En los procesos de desposesión, privatización y mercantilización de espacios, de necesidades y de la vida misma, el Estado ha venido, en términos generales, dando cobertura al daño y el sufrimiento social que se ha generado. Ha puesto algunos límites, es cierto, pero en general lo ha ido legitimando, por ejemplo en el caso de las hipotecas o los desahucios por impago de alquiler a grandes empresas o fondos de inversión, bancos, Sareb, etcétera… Identificar que ahí hay un daño social, que no es individual, es importante. ¿Por qué la PAH tiene tanta importancia?
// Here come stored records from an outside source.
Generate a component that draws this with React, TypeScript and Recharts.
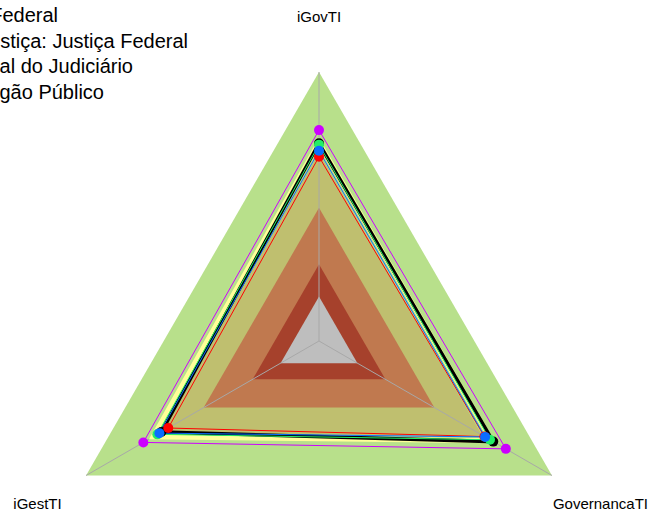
import { RadarChart, Radar, PolarGrid, PolarAngleAxis, PolarRadiusAxis } from 'recharts'

const indicators = ['iGovTI', 'GovernancaTI', 'iGestTI']

// faixas de referência (do maior para o menor)
const bandLimits = [1.0, 0.7, 0.495, 0.285, 0.165]
const bandColors = ['#b8e08b', '#bfbf6f', '#c0794f', '#a6412c', '#bebebe']

const yellowValues = [0.738, 0.742, 0.712]
const blackValues = [0.735, 0.748, 0.677]
const redValues = [0.685, 0.71, 0.647]
const greenValues = [0.73, 0.734, 0.694]
const blueValues = [0.707, 0.713, 0.685]
const magentaValues = [0.784, 0.802, 0.754]

const legendLabels = [
  'Administração Pública Federal',
  'Segmento de Justiça: Justiça Federal',
  'Média Geral do Judiciário',
  'Órgão Público',
]

const CX = 319
const CY = 341
const OUTER = 269
const LABEL_R = 325

const series = [
  { key: 'yellow', values: yellowValues, color: '#ffff99', width: 5, dot: false },
  { key: 'black', values: blackValues, color: '#000000', width: 3.5, dot: true },
  { key: 'red', values: redValues, color: '#ff0000', width: 1, dot: true },
  { key: 'green', values: greenValues, color: '#22ee66', width: 1, dot: true },
  { key: 'blue', values: blueValues, color: '#0a6cff', width: 1, dot: true },
  { key: 'magenta', values: magentaValues, color: '#cc00ff', width: 1, dot: true },
]

const data = indicators.map((name, i) => {
  const row: Record<string, number | string> = { name }
  bandLimits.forEach((v, b) => {
    row['band' + b] = v
  })
  series.forEach((s) => {
    row[s.key] = s.values[i]
  })
  return row
})

function AxisLabel(props: any) {
  const { x, y, payload } = props
  const dx = x - CX
  const dy = y - CY
  const len = Math.hypot(dx, dy) || 1
  const tx = CX + (dx / len) * LABEL_R
  const ty = CY + (dy / len) * LABEL_R
  return (
    <text x={tx} y={ty} textAnchor="middle" dominantBaseline="central" fontSize={15} fill="#000">
      {payload.value}
    </text>
  )
}

const makeDot = (color: string) => (p: any) => (
  <circle key={`${color}-${p.index}`} cx={p.cx} cy={p.cy} r={5} fill={color} stroke="none" />
)

export default function App() {
  return (
    <div
      style={{
        position: 'absolute',
        left: 0,
        top: 0,
        width: 652,
        height: 511,
        background: '#fff',
        overflow: 'hidden',
        fontFamily: '"Liberation Sans", Arial, sans-serif',
      }}
    >
      <RadarChart
        width={652}
        height={511}
        data={data}
        cx={CX}
        cy={CY}
        outerRadius={OUTER}
        margin={{ top: 0, right: 0, bottom: 0, left: 0 }}
      >
        <PolarRadiusAxis domain={[0, 1]} tick={false} axisLine={false} />
        {bandLimits.map((_, b) => (
          <Radar
            key={'band' + b}
            dataKey={'band' + b}
            stroke="none"
            fill={bandColors[b]}
            fillOpacity={1}
            dot={false}
            zIndex={-200}
            isAnimationActive={false}
          />
        ))}
        <PolarGrid gridType="polygon" polarRadius={[0]} stroke="#a8a8a8" strokeWidth={1} />
        <PolarAngleAxis dataKey="name" tick={<AxisLabel />} tickLine={false} axisLine={false} />
        {series.map((s) => (
          <Radar
            key={s.key}
            dataKey={s.key}
            stroke={s.color}
            strokeWidth={s.width}
            fill="none"
            fillOpacity={0}
            dot={s.dot ? makeDot(s.color) : false}
            isAnimationActive={false}
          />
        ))}
      </RadarChart>
      <div style={{ position: 'absolute', left: 0, top: 3, fontSize: 20, lineHeight: '25.5px', color: '#000' }}>
        {legendLabels.map((label, i) => (
          <div
            key={label}
            style={{
              width: [58, 188, 133, 104][i],
              display: 'flex',
              justifyContent: 'flex-end',
              whiteSpace: 'nowrap',
            }}
          >
            {label}
          </div>
        ))}
      </div>
    </div>
  )
}
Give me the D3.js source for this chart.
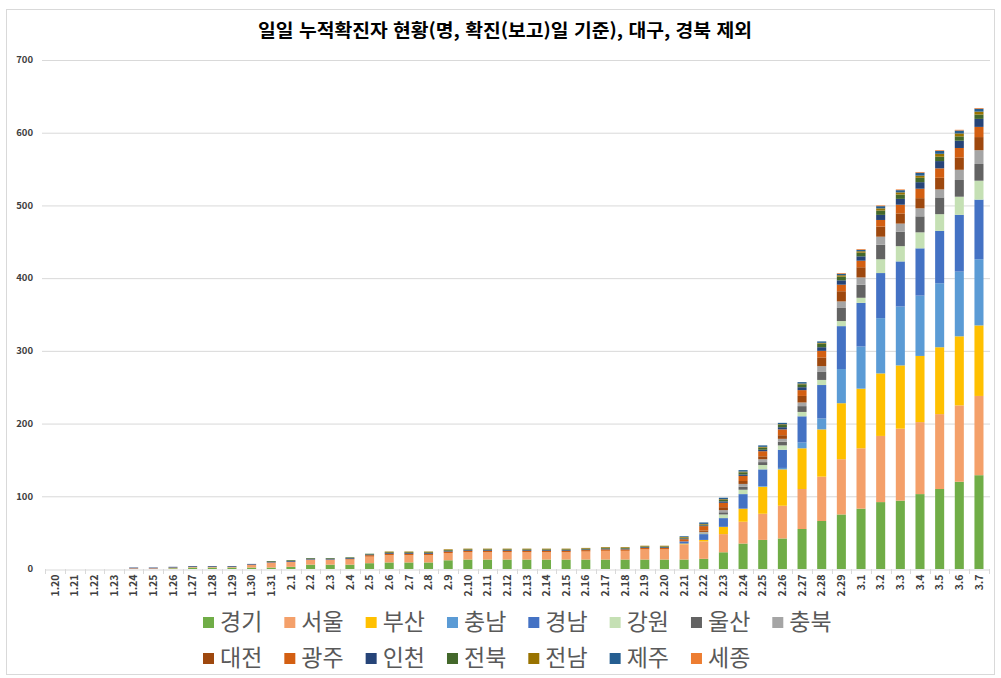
<!DOCTYPE html>
<html lang="ko">
<head>
<meta charset="utf-8">
<script src="https://cdn.jsdelivr.net/npm/d3@7/dist/d3.min.js"></script>
<style>
  body { margin: 0; background: #fff; }
  svg { display: block; font-family: "Noto Sans CJK KR", "Noto Sans", sans-serif; }
</style>
</head>
<body>
<div id="chart"></div>
<script>
const dates = ["1.20","1.21","1.22","1.23","1.24","1.25","1.26","1.27","1.28","1.29","1.30","1.31",
  "2.1","2.2","2.3","2.4","2.5","2.6","2.7","2.8","2.9","2.10","2.11","2.12","2.13","2.14","2.15",
  "2.16","2.17","2.18","2.19","2.20","2.21","2.22","2.23","2.24","2.25","2.26","2.27","2.28","2.29",
  "3.1","3.2","3.3","3.4","3.5","3.6","3.7"];

const regions = ["경기","서울","부산","충남","경남","강원","울산","충북","대전","광주","인천","전북","전남","제주","세종"];
const colors  = ["#70ad47","#f4a06a","#ffc000","#5b9bd5","#4472c4","#c5e0b4","#636363","#a5a5a5",
                 "#9e480e","#d35f12","#264478","#43682b","#997300","#255e91","#ed7d31"];

const gyeonggi = [0,0,0,0, 0,0,1,2, 2,2,2,2, 3,6,6,6, 8,9,9,9, 12,13,13,13, 13,13,13,13, 13,13,13,13, 13,14,23,35, 40,42,55,66, 75,83,92,94, 103,110,120,129];
const seoul    = [0,0,0,0, 1,1,1,1, 1,1,4,7, 7,7,7,7, 9,10,10,10, 10,10,10,10, 10,10,10,11, 12,12,14,14, 21,24,25,30, 36,45,55,61, 76,83,91,99, 99,103,105,109];
const busan    = [0,0,0,0, 0,0,0,0, 0,0,0,0, 0,0,0,0, 0,0,0,0, 0,0,0,0, 0,0,0,0, 0,0,0,0, 1,2,10,18, 37,50,56,65, 77,82,86,87, 91,92,95,97];
const chungnam = [0,0,0,0, 0,0,0,0, 0,0,0,0, 0,0,0,0, 0,0,0,0, 0,0,0,0, 0,0,0,0, 0,0,0,0, 0,0,0,0, 1,2,8,15, 47,58,76,81, 83,88,89,91];
const gyeongnam= [0,0,0,0, 0,0,0,0, 0,0,0,0, 0,0,0,0, 0,0,0,0, 0,0,0,0, 0,0,0,0, 0,0,0,0, 3,8,12,20, 23,25,36,46, 59,60,62,62, 65,72,78,82];
const gangwon  = [0,0,0,0, 0,0,0,0, 0,0,0,0, 0,0,0,0, 0,0,0,0, 0,0,0,0, 0,0,0,0, 0,0,0,0, 0,1,5,6, 6,6,6,7, 7,7,19,21, 22,23,25,26];
const ulsan    = [0,0,0,0, 0,0,0,0, 0,0,0,0, 0,0,0,0, 0,0,0,0, 0,0,0,0, 0,0,0,0, 0,0,0,0, 0,1,3,4, 4,5,8,11, 18,18,20,20, 22,23,23,23];
const chungbuk = [0,0,0,0, 0,0,0,0, 0,0,0,0, 0,0,0,0, 0,0,0,0, 0,0,0,0, 0,0,0,0, 0,0,0,0, 0,1,3,4, 4,4,5,8, 9,10,11,11, 11,11,14,19];
const daejeon  = [0,0,0,0, 0,0,0,0, 0,0,0,0, 0,0,0,0, 0,0,0,0, 0,0,0,0, 0,0,0,0, 0,0,0,0, 0,2,4,4, 4,5,9,12, 14,14,14,14, 14,16,17,18];
const gwangju  = [0,0,0,0, 0,0,0,0, 0,0,0,0, 0,0,0,1, 2,2,2,2, 2,2,2,2, 2,2,2,2, 2,2,2,2, 3,6,6,7, 7,8,8,9, 9,9,9,12, 13,13,13,14];
const incheon  = [0,0,0,0, 1,1,1,1, 1,1,1,1, 1,1,1,1, 1,1,1,1, 1,1,1,1, 1,1,1,1, 1,1,1,1, 1,1,2,2, 2,3,4,5, 6,6,7,8, 9,10,10,11];
const jeonbuk  = [0,0,0,0, 0,0,0,0, 0,0,0,1, 1,1,1,1, 1,1,1,1, 1,1,1,1, 1,1,1,1, 1,1,1,1, 1,1,2,3, 3,3,4,5, 5,5,6,6, 6,6,6,6];
const jeonnam  = [0,0,0,0, 0,0,0,0, 0,0,0,0, 0,0,0,0, 0,1,1,1, 1,1,1,1, 1,1,1,1, 1,1,1,1, 1,1,1,1, 1,1,1,1, 2,2,3,3, 3,4,4,4];
const jeju     = [0,0,0,0, 0,0,0,0, 0,0,0,0, 0,0,0,0, 0,0,0,0, 0,0,0,0, 0,0,0,0, 0,0,0,0, 1,2,2,2, 2,2,2,2, 2,2,3,3, 4,4,4,4];
const sejong   = [0,0,0,0, 0,0,0,0, 0,0,0,0, 0,0,0,0, 0,0,0,0, 0,0,0,0, 0,0,0,0, 0,0,0,0, 0,0,0,0, 0,0,0,0, 1,1,1,1, 1,1,1,1];

const yTicks = [0,100,200,300,400,500,600,700];

const regionValues = [gyeonggi, seoul, busan, chungnam, gyeongnam, gangwon, ulsan, chungbuk,
                      daejeon, gwangju, incheon, jeonbuk, jeonnam, jeju, sejong];

const table = dates.map((d, i) => {
  const row = { date: d };
  regions.forEach((r, k) => { row[r] = regionValues[k][i]; });
  return row;
});

const W = 1001, H = 678;
const svg = d3.select("#chart").append("svg")
    .attr("width", W)
    .attr("height", H);

// outer frame
svg.append("rect")
    .attr("x", 6.5).attr("y", 9.5)
    .attr("width", 988).attr("height", 665)
    .attr("fill", "#fff")
    .attr("stroke", "#d9d9d9");

const plot = { left: 45.2, right: 988.8, top: 60, bottom: 569 };

const x = d3.scaleBand()
    .domain(dates)
    .range([plot.left, plot.right])
    .paddingInner(0.54)
    .paddingOuter(0.27);

const y = d3.scaleLinear()
    .domain([0, 700])
    .range([plot.bottom, plot.top]);

// gridlines
svg.append("g")
  .selectAll("line")
  .data(yTicks.filter(t => t > 0))
  .join("line")
    .attr("x1", 42).attr("x2", 990)
    .attr("y1", d => y(d) + 0.5).attr("y2", d => y(d) + 0.5)
    .attr("stroke", "#d9d9d9");

// y labels
svg.append("g")
  .selectAll("text")
  .data(yTicks)
  .join("text")
    .attr("x", 33)
    .attr("y", d => y(d))
    .attr("dy", "0.35em")
    .attr("text-anchor", "end")
    .attr("font-size", 9.5)
    .attr("font-weight", 700)
    .attr("fill", "#404040")
    .text(d => d);

// stacked bars
const stack = d3.stack().keys(regions);
const layers = stack(table);

svg.append("g")
  .selectAll("g")
  .data(layers)
  .join("g")
    .attr("fill", (d, i) => colors[i])
  .selectAll("rect")
  .data(d => d)
  .join("rect")
    .attr("x", d => x(d.data.date))
    .attr("y", d => y(d[1]))
    .attr("width", x.bandwidth())
    .attr("height", d => y(d[0]) - y(d[1]));

// x axis
const xAxis = svg.append("g")
    .attr("transform", `translate(0,${plot.bottom + 0.5})`)
    .call(d3.axisBottom(x).tickSize(0).tickPadding(0));
xAxis.select(".domain").attr("stroke", "#d9d9d9");
xAxis.selectAll("text")
    .attr("font-family", "\"Noto Sans CJK KR\", sans-serif")
    .attr("font-size", 10.5)
    .attr("font-weight", 700)
    .attr("fill", "#404040")
    .attr("text-anchor", "end")
    .attr("transform", "rotate(-90)")
    .attr("x", -5)
    .attr("y", 0)
    .attr("dy", "0.35em");

// tick marks between categories
const step = x.step();
svg.append("g")
  .selectAll("line")
  .data(d3.range(dates.length + 1))
  .join("line")
    .attr("x1", i => Math.round(plot.left + i * step) + 0.5)
    .attr("x2", i => Math.round(plot.left + i * step) + 0.5)
    .attr("y1", plot.bottom)
    .attr("y2", plot.bottom + 5)
    .attr("stroke", "#d9d9d9");

// title
svg.append("text")
    .attr("x", 505)
    .attr("y", 37)
    .attr("text-anchor", "middle")
    .attr("font-size", 18)
    .attr("font-weight", 700)
    .attr("fill", "#000")
    .attr("textLength", 494)
    .attr("lengthAdjust", "spacingAndGlyphs")
    .text("일일 누적확진자 현황(명, 확진(보고)일 기준), 대구, 경북 제외");

// legend
const legendRows = [regions.slice(0, 8), regions.slice(8)];
const legendY = [622, 658];
legendRows.forEach((row, r) => {
  let cx = 203;
  row.forEach(name => {
    const k = regions.indexOf(name);
    svg.append("rect")
        .attr("x", cx).attr("y", legendY[r] - 5)
        .attr("width", 11).attr("height", 11)
        .attr("fill", colors[k]);
    const t = svg.append("text")
        .attr("x", cx + 17)
        .attr("y", legendY[r])
        .attr("dy", "0.36em")
        .attr("font-size", 23)
        .attr("fill", "#595959")
        .text(name);
    cx += 17 + t.node().getComputedTextLength() + 22;
  });
});
</script>
</body>
</html>
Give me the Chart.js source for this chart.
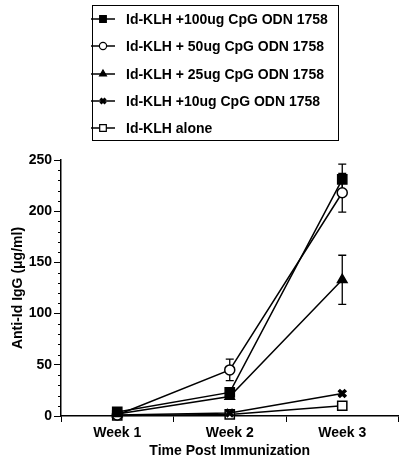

Porque es capaz de traducir un sufrimiento individual y familiar en un sufrimiento y una causa colectiva, y lo que sería un derecho individual en un derecho colectivo y un proceso colectivo de lucha. De eso nos hablan los comunes precisamente.
Cuando hay un proceso de remunicipalización y tú configuras una empresa pública, la reversión otra vez hacia lo privado es muy fácil
La PAH es una movilización social que sitúa la vivienda como un bien común, no en que todos vayamos todos a vivir a la misma casa, evidentemente, sino que la necesidad es colectiva, las amenazas son las mismas y la defensa de ese derecho se tiene que hacer a través de la identificación de que ahí hay un sufrimiento y una necesidad colectivas. Ese es el gran clic que hace la PAH en ese tipo de lecciones.
Hay un capítulo en el libro dedicado a la energía como bien común. ¿Cómo se consigue algo así?
En los meses más duros de la pandemia los grandes beneficiados han sido las energéticas, el gran oligopolio energético. Somos conscientes de que ahora, en los fondos Next Generation, la disputa es a machete respecto la tan cacareada transición energética, que ahora de repente a este oligopolio le interesa muchísimo cuando la han boicoteado durante décadas. Ahí, de nuevo, la posibilidad de controlar o al menos cogestionar todo el proceso, la generación, la distribución y la comercialización de la energía, con además una transformaciones tecnológicas que permiten avanzar hacia comunidades de producción energética, mancomunidades locales de producción eólica y fotovoltaica para el propio consumo y los propios criterios, etcétera…
Son formas con control colectivo y comunitario, de satisfacción de necesidades, y cuando hablamos de derechos hablamos de eso. Cuando hablamos de comunes hablamos de eso. Y, de nuevo, de la profunda disputa frente al mercado y frente al Estado, porque en una empresa pública de producción energética —que más quisiéramos, ahí podríamos tratar de disputar políticamente— la estructura podría ser espectocrática, aislada, etcétera. La idea de los comunes energéticos tratan de romper eso.
La crisis de 2008, y sus posteriores recortes y privatizaciones, dejaron claro que lo público se puede vender y perder muy rápidamente. ¿Blindar una serie de derechos y de comunes es hoy una necesidad ante lo que pueda venir?
Es otra de las virtudes de los comunes. Cuando hay un proceso de remunicipalización y tú configuras una empresa pública, la reversión otra vez hacia lo privado es muy fácil. Otra mayoría política con otros intereses y otras prioridades en un momento determinado lo hace y punto, y no digamos ya en términos de corrupción o de puertas giratorias, que también son corrupción. Ante ello, si tenemos un servicio de ese tipo sujeto a una gestión público-comunitaria, hay una asunción colectiva de determinadas funciones, y una concepción de que ese bien es común, es nuestro, es inalienable, lo que hace que no sea tan fácil una nueva privatización, una nueva desposesión.